Il y a une dernière dimension de votre mission sur laquelle je voudrais m'arrêter. Nous avons entendu le Seigneur dire aux habitants de Jérusalem : « Le Soleil de justice se lèvera : il apportera la guérison dans son rayonnement » (Ml 3, 20) : il les invitait ainsi à espérer un accomplissement de leur destin qui dépasse le présent. Cela renvoie à la dimension eschatologique de la vie chrétienne, qui veut nous engager dans le monde, mais en même temps constamment tendus vers l'éternité. C'est une invitation pour vous à élargir le « demander », le « chercher » et le « frapper » de la prière et de la vie à l'horizon éternel qui transcende les réalités de ce monde, pour les orienter vers le dimanche sans couchant où « toute l'humanité entrera dans le [...] repos [de Dieu] » (Missel romain, Préface des dimanches du temps ordinaire X). À cet égard, le Concile Vatican II vous confie une tâche spécifique lorsqu'il dit que les personnes consacrées sont appelées de manière particulière à être les témoins des “biens à venir” (cf. Const. dogm. Lumen gentium, n. 44).

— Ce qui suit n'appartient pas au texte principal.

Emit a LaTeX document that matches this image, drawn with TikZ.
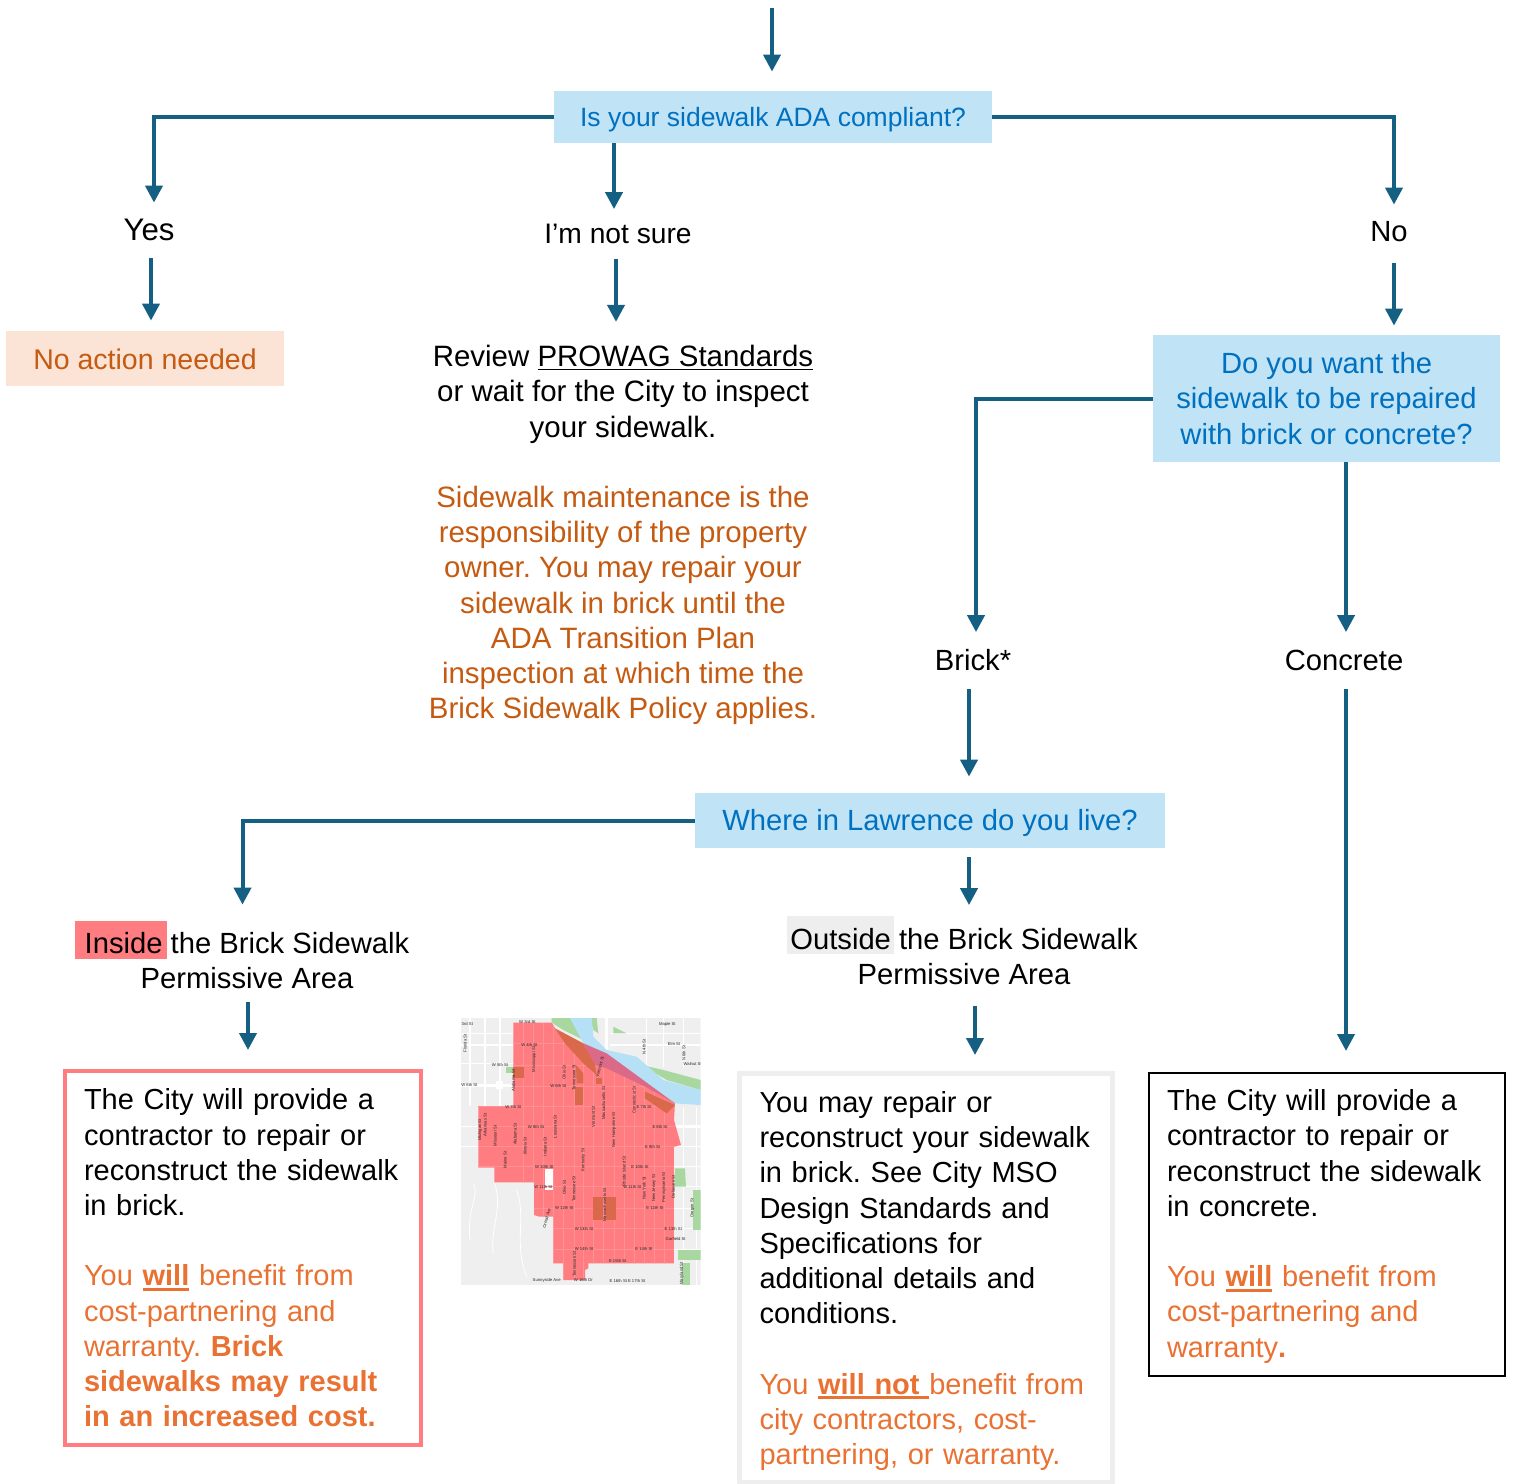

Très chers, le Seigneur, à qui vous avez tout donné, vous a rendu la pareille avec beaucoup de beauté et de richesse, et je voudrais vous exhorter à en faire bon usage, à les cultiver en rappelant, en conclusion, quelques expressions de Saint Paul VI : « Conservez – écrivait-il aux religieux – la simplicité des “plus petits” de l'Évangile. Sachez la retrouver dans votre relation intérieure et plus cordiale avec le Christ, ou dans le contact direct avec vos frères. Vous connaîtrez alors “le frémissement de joie provoqué par l'action du Saint-Esprit”, qui est propre à ceux qui sont initiés aux secrets du royaume. Ne cherchez pas à faire partie de ces “sages et habiles” […] auxquels ces secrets sont cachés. Soyez vraiment pauvres, doux, affamés de sainteté, miséricordieux, purs de cœur, ceux grâce auxquels le monde connaîtra la paix de Dieu  » (Saint Paul VI, Exhortation apostolique Evangelica testificatio, 29 juin 1971, n. 54).